由于使用的是Generative Model，两者共用一个covariance，分类结果两者的边界会变成一个直线边界。

共用的协方差为两者分别协方差的加权平均：$Cov(C) = \dfrac{m\cdot Cov(C_1)+n\cdot Cov(C_2)}{m+n}$

进行计算之后预测结果：

$z = (\mu_1-\mu_2)^T\Sigma^{-1}x-\dfrac12(\mu_1)^T\Sigma^{-1}\mu_1+\dfrac12(\mu_2)^T\Sigma^{-1}\mu_2+\ln\dfrac{N_1}{N_2}$

其中：$\omega^T = (\mu_1-\mu_2)^T\Sigma^{-1}x\\ b = \dfrac12(\mu_1)^T\Sigma^{-1}\mu_1+\dfrac12(\mu_2)^T\Sigma^{-1}\mu_2+\ln\dfrac{N_1}{N_2}$

因此在GM中，需要计算的值有$N_1,N_2,\mu_1,\mu_2,\Sigma$

In [4]:
N1 = x_train_0.shape[0]
N2 = x_train_1.shape[0]

cov_0 = np.zeros((dim, dim))
cov_1 = np.zeros((dim, dim))

for i in x_train_0:
    cov_0 += np.dot(np.transpose([i - mean_0]), [i - mean_0]) / N1
for i in x_train_1:
    cov_1 += np.dot(np.transpose([i - mean_1]), [i - mean_1]) / N2

# shared covariance. Use weighted average of individual in-class covariance.
cov = (cov_0 * N1 + cov_1 * N2) / (N1 + N2)

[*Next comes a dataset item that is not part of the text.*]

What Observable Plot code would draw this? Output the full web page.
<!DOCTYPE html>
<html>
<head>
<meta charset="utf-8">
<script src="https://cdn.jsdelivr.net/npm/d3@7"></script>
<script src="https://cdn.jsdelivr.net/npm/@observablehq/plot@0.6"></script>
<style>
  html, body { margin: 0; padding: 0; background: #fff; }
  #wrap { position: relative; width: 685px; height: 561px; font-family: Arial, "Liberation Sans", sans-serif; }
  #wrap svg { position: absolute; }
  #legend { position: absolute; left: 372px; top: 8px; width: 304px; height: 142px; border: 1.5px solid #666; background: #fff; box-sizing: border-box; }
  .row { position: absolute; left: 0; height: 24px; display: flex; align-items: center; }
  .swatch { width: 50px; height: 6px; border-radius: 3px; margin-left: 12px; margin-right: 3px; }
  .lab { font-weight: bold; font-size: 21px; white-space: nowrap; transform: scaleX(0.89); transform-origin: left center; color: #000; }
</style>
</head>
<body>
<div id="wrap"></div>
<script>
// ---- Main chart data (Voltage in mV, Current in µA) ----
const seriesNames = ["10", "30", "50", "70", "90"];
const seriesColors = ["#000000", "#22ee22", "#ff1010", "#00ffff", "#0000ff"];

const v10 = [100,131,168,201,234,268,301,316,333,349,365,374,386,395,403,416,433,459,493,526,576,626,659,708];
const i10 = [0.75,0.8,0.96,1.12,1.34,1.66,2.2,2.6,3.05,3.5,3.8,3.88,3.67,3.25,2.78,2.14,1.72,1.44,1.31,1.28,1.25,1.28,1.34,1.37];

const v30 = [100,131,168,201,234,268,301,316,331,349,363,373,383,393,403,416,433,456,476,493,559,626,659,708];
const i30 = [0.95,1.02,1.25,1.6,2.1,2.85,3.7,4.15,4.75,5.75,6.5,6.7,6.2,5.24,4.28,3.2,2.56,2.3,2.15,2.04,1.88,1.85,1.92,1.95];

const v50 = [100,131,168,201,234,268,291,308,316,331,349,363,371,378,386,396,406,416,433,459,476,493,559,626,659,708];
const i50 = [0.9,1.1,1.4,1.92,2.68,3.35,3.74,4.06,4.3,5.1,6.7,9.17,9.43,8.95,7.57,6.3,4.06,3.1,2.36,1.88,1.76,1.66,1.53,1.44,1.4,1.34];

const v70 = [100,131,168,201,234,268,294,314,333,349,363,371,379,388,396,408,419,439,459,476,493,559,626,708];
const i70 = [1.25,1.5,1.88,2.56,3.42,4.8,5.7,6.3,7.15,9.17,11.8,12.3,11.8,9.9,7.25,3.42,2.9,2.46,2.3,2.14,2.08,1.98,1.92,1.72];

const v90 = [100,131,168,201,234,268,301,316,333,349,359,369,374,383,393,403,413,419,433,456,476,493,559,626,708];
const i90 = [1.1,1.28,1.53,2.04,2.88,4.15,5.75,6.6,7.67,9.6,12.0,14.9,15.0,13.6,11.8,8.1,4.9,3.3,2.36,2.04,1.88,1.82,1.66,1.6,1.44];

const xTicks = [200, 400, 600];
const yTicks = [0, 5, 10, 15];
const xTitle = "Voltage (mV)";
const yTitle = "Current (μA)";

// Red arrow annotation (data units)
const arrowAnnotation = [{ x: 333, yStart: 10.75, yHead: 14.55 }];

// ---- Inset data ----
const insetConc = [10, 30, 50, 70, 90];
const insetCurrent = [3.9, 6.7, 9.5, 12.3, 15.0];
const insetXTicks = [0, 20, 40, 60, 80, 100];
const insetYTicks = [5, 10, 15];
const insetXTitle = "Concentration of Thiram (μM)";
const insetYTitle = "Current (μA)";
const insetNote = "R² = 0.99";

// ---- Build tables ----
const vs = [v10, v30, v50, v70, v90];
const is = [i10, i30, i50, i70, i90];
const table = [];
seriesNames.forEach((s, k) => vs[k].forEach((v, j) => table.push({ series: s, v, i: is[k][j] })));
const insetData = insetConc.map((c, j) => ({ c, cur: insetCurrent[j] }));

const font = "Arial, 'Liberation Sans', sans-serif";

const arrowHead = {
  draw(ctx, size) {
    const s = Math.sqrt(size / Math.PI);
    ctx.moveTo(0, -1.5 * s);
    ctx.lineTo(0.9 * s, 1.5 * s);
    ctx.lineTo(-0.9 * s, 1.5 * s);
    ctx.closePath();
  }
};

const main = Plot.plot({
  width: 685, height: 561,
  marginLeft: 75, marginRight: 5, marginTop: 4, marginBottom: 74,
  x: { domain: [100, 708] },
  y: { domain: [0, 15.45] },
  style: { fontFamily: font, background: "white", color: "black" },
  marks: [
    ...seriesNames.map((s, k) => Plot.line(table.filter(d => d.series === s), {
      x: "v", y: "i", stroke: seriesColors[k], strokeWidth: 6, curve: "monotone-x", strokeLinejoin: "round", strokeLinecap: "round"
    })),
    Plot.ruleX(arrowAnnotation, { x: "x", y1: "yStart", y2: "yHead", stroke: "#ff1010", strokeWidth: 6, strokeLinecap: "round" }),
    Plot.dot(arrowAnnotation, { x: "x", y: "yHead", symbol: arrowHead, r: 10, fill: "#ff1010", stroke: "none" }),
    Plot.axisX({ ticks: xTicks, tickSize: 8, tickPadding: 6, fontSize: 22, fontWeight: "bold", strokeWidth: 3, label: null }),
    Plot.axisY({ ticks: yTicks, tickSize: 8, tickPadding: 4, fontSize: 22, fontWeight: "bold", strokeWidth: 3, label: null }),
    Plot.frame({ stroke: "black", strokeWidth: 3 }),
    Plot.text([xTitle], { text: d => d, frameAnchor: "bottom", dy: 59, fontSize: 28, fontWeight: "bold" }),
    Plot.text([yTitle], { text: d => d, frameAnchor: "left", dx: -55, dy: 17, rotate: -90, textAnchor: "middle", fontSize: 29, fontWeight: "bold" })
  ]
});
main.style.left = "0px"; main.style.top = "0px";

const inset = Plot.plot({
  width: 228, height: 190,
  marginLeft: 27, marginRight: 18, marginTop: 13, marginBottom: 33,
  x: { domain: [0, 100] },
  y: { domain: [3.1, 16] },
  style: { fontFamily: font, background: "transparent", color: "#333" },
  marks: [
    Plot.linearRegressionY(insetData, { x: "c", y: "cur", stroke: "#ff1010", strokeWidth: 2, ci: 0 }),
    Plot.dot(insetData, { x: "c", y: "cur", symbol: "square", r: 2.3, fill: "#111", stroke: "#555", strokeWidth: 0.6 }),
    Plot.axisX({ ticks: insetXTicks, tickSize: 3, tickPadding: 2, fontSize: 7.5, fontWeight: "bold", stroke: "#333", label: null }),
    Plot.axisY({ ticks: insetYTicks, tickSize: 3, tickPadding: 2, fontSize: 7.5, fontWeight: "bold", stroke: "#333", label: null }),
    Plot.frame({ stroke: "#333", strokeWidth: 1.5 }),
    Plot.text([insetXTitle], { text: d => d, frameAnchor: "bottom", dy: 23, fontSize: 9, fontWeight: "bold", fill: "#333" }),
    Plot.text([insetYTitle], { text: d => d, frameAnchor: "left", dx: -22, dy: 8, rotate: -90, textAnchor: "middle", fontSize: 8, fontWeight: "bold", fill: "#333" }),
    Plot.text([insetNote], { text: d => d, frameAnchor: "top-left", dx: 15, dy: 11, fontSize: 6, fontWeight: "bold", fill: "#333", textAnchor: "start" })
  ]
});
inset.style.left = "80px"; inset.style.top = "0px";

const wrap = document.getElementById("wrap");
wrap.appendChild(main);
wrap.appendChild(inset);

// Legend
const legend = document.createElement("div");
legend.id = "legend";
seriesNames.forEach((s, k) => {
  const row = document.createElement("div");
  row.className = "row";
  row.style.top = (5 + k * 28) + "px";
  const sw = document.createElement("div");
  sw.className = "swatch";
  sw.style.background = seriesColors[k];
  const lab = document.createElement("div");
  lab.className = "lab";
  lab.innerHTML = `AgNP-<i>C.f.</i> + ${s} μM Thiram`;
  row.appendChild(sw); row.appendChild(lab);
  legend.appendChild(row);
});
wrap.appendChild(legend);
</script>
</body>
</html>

计算共同的协方差，可以明显感觉到，**这里需要重复计算大矩阵的运算，耗费时间增多**。

In [5]:
# Compute inverse of covariance matrix.
# Since covariance matrix may be nearly singular, np.linalg.inv() may give a large numerical error.
# Via SVD decomposition, one can get matrix inverse efficiently and accurately.
u, s, v = np.linalg.svd(cov, full_matrices=False)
inv = np.matmul(v.T * 1 / s, u.T)

计算逆矩阵，这个注释解释了为什么用这个函数`np.linalg.svd()`

In [6]:
w = np.dot(inv, mean_0 - mean_1)
b = (-0.5) * np.dot(mean_0, np.dot(inv, mean_0)) + 0.5 * np.dot(mean_1, np.dot(inv, mean_1)) + np.log(N1/N2)

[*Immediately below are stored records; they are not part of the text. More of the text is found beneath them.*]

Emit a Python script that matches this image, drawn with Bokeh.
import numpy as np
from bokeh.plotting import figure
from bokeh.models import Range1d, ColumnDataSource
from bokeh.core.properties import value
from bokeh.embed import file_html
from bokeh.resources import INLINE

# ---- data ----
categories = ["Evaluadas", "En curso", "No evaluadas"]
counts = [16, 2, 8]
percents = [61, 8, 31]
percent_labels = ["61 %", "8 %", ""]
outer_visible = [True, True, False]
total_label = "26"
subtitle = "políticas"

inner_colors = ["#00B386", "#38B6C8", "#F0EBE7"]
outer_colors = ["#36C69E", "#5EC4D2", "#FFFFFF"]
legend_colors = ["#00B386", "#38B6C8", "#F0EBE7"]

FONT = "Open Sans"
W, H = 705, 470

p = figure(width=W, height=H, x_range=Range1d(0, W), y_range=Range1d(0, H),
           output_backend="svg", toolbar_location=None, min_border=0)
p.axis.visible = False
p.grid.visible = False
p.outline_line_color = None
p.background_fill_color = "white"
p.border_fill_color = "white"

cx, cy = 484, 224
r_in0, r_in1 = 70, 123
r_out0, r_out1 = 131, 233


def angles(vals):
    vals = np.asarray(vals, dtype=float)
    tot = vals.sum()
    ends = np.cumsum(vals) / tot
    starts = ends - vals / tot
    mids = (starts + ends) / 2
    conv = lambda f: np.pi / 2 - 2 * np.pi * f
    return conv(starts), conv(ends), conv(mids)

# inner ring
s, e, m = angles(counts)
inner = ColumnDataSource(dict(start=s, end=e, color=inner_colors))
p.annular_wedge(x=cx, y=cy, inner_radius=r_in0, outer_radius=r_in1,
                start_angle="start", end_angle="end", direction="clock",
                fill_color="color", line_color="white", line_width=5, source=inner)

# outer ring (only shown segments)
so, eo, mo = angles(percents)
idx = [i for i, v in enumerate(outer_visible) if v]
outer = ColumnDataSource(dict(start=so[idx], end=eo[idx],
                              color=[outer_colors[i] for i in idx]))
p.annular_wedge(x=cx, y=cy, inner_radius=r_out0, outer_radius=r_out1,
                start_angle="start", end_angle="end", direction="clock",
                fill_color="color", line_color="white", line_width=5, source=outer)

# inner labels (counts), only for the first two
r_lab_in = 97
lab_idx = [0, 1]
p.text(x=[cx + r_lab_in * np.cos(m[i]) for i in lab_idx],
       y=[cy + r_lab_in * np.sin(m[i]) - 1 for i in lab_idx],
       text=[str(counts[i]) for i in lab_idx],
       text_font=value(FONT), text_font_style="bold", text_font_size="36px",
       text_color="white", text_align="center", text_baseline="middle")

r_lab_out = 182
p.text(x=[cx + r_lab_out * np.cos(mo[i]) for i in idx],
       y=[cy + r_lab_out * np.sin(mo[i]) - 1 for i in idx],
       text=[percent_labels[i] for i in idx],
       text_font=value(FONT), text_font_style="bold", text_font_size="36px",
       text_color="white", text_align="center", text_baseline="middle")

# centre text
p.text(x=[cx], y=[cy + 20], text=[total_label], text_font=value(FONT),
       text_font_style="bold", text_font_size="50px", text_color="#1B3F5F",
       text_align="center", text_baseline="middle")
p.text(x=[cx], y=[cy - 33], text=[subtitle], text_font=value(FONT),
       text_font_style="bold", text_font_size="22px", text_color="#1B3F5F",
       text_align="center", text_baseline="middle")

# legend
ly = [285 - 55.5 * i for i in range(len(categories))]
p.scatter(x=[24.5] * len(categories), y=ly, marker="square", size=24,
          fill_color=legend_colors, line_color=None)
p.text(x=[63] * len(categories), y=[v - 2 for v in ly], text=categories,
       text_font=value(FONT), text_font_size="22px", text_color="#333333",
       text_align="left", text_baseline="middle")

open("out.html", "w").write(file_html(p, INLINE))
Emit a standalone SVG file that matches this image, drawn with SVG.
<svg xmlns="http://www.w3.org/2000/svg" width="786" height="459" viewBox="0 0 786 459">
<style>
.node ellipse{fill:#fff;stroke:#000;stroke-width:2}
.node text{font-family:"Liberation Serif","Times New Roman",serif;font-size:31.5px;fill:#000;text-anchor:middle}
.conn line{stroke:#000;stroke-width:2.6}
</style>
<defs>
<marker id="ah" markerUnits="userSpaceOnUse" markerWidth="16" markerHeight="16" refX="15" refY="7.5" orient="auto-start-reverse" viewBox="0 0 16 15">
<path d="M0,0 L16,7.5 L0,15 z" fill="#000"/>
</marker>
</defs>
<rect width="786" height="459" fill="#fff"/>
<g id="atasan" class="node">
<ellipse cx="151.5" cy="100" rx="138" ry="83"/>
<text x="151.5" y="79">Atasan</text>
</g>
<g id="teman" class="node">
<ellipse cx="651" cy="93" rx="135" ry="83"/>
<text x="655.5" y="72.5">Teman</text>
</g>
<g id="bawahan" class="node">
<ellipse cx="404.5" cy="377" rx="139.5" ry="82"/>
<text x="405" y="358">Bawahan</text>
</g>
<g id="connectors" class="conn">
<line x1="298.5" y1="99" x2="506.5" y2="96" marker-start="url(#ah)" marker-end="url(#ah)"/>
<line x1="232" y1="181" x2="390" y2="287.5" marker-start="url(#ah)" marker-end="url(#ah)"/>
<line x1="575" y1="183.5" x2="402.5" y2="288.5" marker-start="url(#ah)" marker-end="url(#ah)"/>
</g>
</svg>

y_train_pred = 1 - np.round(1 / (1 + np.exp(-(np.dot(x, w) + b))))
print(f'Training accuracy: {1 - np.mean(np.abs(y - y_train_pred))}')

Training accuracy: 0.8731753170156296


这里的“1-”可能是标签错误了，需要置换一下。

In [8]:
x_test = normalize(x_test)
predict = 1 - np.round(1 / (1 + np.exp(-(np.dot(x_test, w) + b))))
rs = pd.DataFrame(predict,columns=["label"]).astype(np.int)
rs.to_csv("ans3.csv")
print("over")
rs

over


Unnamed: 0,label
0,0
1,0
2,0
3,0
4,0
...,...
27617,1
27618,0
27619,1
27620,0


### 总结与展望

* 对其中的矩阵运算不是很了解，尤其是协方差的计算，其函数`np.linalg.svd()`
* 大致了解Generative Model的思路和流程
* 由于本数据集的数据量较多，因此Generative Model的效果没有逻辑回归的结果较好。